La CSCCA dévoile un diagnostic sévère sur quinze années de gestion budgétaire en Haïti
La Cour Supérieure des Comptes et du Contentieux Administratif (CSCCA) a rendu public un rapport d’une ampleur exceptionnelle consacré à l’évolution des finances publiques haïtiennes de 2009 à 2024, document qui met en lumière des fragilités structurelles persistantes malgré plusieurs réformes adoptées au fil des années. Présenté devant les autorités gouvernementales, les institutions internationales et la société civile, ce travail marque un tournant pour l’organe supérieur de contrôle, qui s’éloigne de ses rapports techniques habituels pour proposer une lecture globale de l’état budgétaire du pays.
L’étude rappelle que des progrès normatifs avaient été enregistrés, notamment avec l’adoption de la Stratégie de Réforme des Finances Publiques en 2014 et la Loi du 4 mai 2016 modernisant le processus d’élaboration et d’exécution des lois de finances. Mais ces avancées, pour significatives qu’elles soient, n’ont pas suffi à transformer la gestion concrète des ressources publiques. Selon la Cour, la mise en œuvre des réformes a été trop lente pour produire des effets tangibles dans un environnement institutionnel marqué par l’instabilité, la contraction des recettes et la détérioration des capacités administratives.
Le rapport souligne que les déficits de mobilisation fiscale, l’absence d’arbitrage clair dans les dépenses, la fragilité de la soutenabilité budgétaire et les insuffisances en matière de transparence continuent d’entraver toute perspective de redressement. La CSCCA insiste notamment sur le fait que l’architecture juridique, bien qu’enrichie, n’a pas encore trouvé son expression opérationnelle dans les pratiques quotidiennes de l’État, laissant les finances publiques exposées à des risques récurrents.
Dix enseignements majeurs sont tirés de cette analyse, accompagnés de pistes d’action jugées prioritaires par la Cour pour rétablir la discipline budgétaire, renforcer la reddition de comptes et réorienter la dépense vers des investissements capables de soutenir la croissance.

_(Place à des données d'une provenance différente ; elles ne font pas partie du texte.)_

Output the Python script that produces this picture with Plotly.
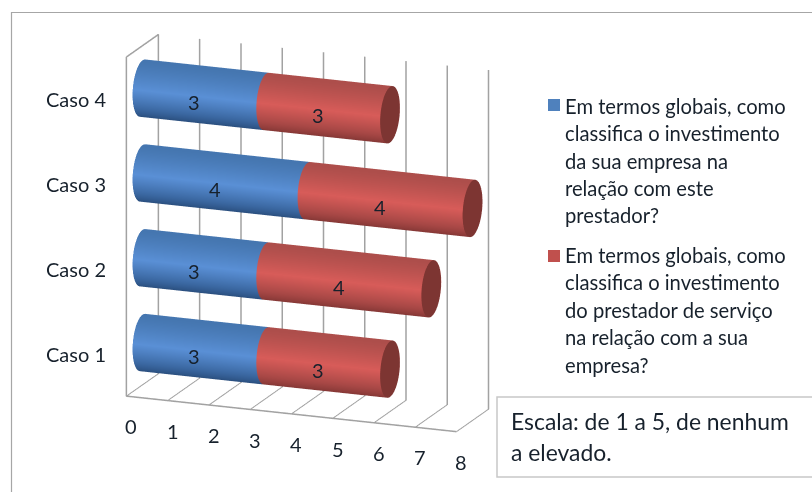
import numpy as np
import plotly.graph_objects as go

# Chart data
casos = ["Caso 1", "Caso 2", "Caso 3", "Caso 4"]
empresa = [3, 3, 4, 3]
prestador = [3, 4, 4, 3]
valor_ticks = [0, 1, 2, 3, 4, 5, 6, 7, 8]
legenda_empresa = ["Em termos globais, como", "classifica o investimento", "da sua empresa na",
                   "relação com este", "prestador?"]
legenda_prestador = ["Em termos globais, como", "classifica o investimento", "do prestador de serviço",
                     "na relação com a sua", "empresa?"]
nota = ["Escala: de 1 a 5, de nenhum", "a elevado."]

W, H = 812, 492
FONT = "Lato"
TXT = "#17212c"
BLUE_SCALE = [[0, "#274a78"], [0.25, "#3c69a3"], [0.6, "#5a90d6"], [1, "#4576b0"]]
RED_SCALE = [[0, "#7f3533"], [0.25, "#a84846"], [0.6, "#d85c59"], [1, "#ad4e4b"]]
CAP = "#7d3532"
GRID = "#a2a2a2"

# Scene box: value along x, depth along y, categories stacked along z
RY = 0.31
RZ = 0.328
ASPECT = dict(x=1.477, y=0.366, z=1.47)
LOOK_AT = np.array([0.0, 0.0, -0.03])
EYE = np.array([0.35, -0.895, 0.275]) * 2.0 + LOOK_AT

theta = np.linspace(0, 2 * np.pi, 73)
FLAT = dict(ambient=1, diffuse=0, specular=0, roughness=1, fresnel=0)


def cylinder(x0, x1, zc, scale):
    xs = np.array([x0, x1])
    yy = 0.5 + RY * np.cos(theta)
    zz = zc + RZ * np.sin(theta)
    return go.Surface(
        x=np.tile(xs, (theta.size, 1)),
        y=np.tile(yy[:, None], (1, 2)),
        z=np.tile(zz[:, None], (1, 2)),
        surfacecolor=np.tile(np.sin(theta)[:, None], (1, 2)),
        colorscale=scale, cmin=-1, cmax=1, showscale=False, hoverinfo="skip", lighting=FLAT,
    )


def end_cap(x1, zc):
    rr = np.array([0, 1])
    yy = 0.5 + RY * np.outer(np.cos(theta), rr)
    zz = zc + RZ * np.outer(np.sin(theta), rr)
    return go.Surface(
        x=np.full(yy.shape, x1), y=yy, z=zz,
        surfacecolor=np.zeros(yy.shape),
        colorscale=[[0, CAP], [1, CAP]], cmin=0, cmax=1, showscale=False, hoverinfo="skip", lighting=FLAT,
    )


fig = go.Figure()
labels3d = []
for k, caso in enumerate(casos):
    zc = k + 0.5
    a, b = empresa[k], prestador[k]
    fig.add_trace(cylinder(0, a, zc, BLUE_SCALE))
    fig.add_trace(cylinder(a, a + b, zc, RED_SCALE))
    fig.add_trace(end_cap(a + b, zc))
    for mid, val in ((a / 2, a), (a + b / 2, b)):
        labels3d.append(dict(x=mid, y=0.5 - RY, z=zc, text=str(val), showarrow=False,
                             font=dict(family=FONT, size=20, color=TXT)))
    labels3d.append(dict(x=0, y=0, z=zc, text=caso, showarrow=False, xanchor="right", xshift=-18,
                         font=dict(family=FONT, size=20, color=TXT)))

for t in valor_ticks:
    labels3d.append(dict(x=t, y=0, z=0, text=str(t), showarrow=False, xshift=5, yshift=-30,
                         font=dict(family=FONT, size=20, color=TXT)))

# Floor front edge and the outline of the left wall
xmax, nz = valor_ticks[-1], len(casos)
fig.add_trace(go.Scatter3d(x=[xmax, 0, 0, 0, 0], y=[0, 0, 0, 1, 1], z=[0, 0, nz, nz, 0], mode="lines",
                           line=dict(color=GRID, width=3), hoverinfo="skip", showlegend=False))


def axis(**kw):
    base = dict(title="", showgrid=False, zeroline=False, showline=False, showticklabels=False,
                showbackground=False, showspikes=False, ticks="")
    base.update(kw)
    return base


fig.update_layout(
    width=W, height=H, margin=dict(l=0, r=0, t=0, b=0), paper_bgcolor="white", showlegend=False,
    scene=dict(
        domain=dict(x=[0.0086, 0.7486], y=[0.024, 1]),
        aspectmode="manual", aspectratio=ASPECT,
        camera=dict(eye=dict(x=EYE[0], y=EYE[1], z=EYE[2]), up=dict(x=0, y=0, z=1),
                    center=dict(x=LOOK_AT[0], y=LOOK_AT[1], z=LOOK_AT[2]),
                    projection=dict(type="orthographic")),
        xaxis=axis(range=[0, xmax], tickvals=valor_ticks, showgrid=True, gridcolor=GRID, gridwidth=3),
        yaxis=axis(range=[0, 1]),
        zaxis=axis(range=[0, nz]),
        annotations=labels3d,
    ),
)


def px(x):
    return x / W


def py(y):
    return 1 - y / H


def text_line(x, y, s, size=20):
    fig.add_annotation(x=px(x), y=py(y), xref="paper", yref="paper", text=s, showarrow=False,
                       xanchor="left", yanchor="middle",
                       font=dict(family=FONT, size=size, color=TXT))


for s, y in zip(legenda_empresa, [106, 133, 161, 188, 215]):
    text_line(563, y, s, 20.2)
for s, y in zip(legenda_prestador, [255, 282, 310, 337, 365]):
    text_line(563, y, s, 20.2)
for s, y in zip(nota, [421, 452]):
    text_line(509, y, s, 22.9)


def rect(x0, y0, x1, y1, **kw):
    fig.add_shape(type="rect", xref="paper", yref="paper", x0=px(x0), x1=px(x1), y0=py(y0), y1=py(y1), **kw)


rect(548, 99, 560, 111, fillcolor="#4f81bd", line_width=0)
rect(548, 250, 560, 262, fillcolor="#c0504d", line_width=0)
rect(497, 397, 830, 477, fillcolor="rgba(0,0,0,0)", line=dict(color="#c8c8c8", width=1.5))
# Outer chart frame, running off the page at right and bottom
rect(11.5, 12.5, 830, 510, fillcolor="rgba(0,0,0,0)", line=dict(color="#a6a6a6", width=1.2))

fig.write_html("out.html", config=dict(displayModeBar=False))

La CSCCA estime que ce corpus de recommandations peut constituer une base commune pour les pouvoirs publics et les partenaires internationaux, alors que la situation économique nationale appelle des décisions structurantes et une cohérence institutionnelle accrue.
En arrière-plan, la Cour rappelle que la gestion des finances publiques n’est pas uniquement une question de technique administrative, mais un élément déterminant de la stabilité nationale et de la confiance collective. L’institution affirme que seule une modernisation effective des pratiques budgétaires permettra de consolider l’État et d’offrir aux citoyens les garanties d’un usage responsable des ressources.
Cet appel, formulé dans un contexte économique et politique fragile, fait désormais figure de signal adressé à tous les décideurs. La CSCCA place chacun devant l’exigence d’une gouvernance rigoureuse, continuellement surveillée et clairement orientée vers l’intérêt général.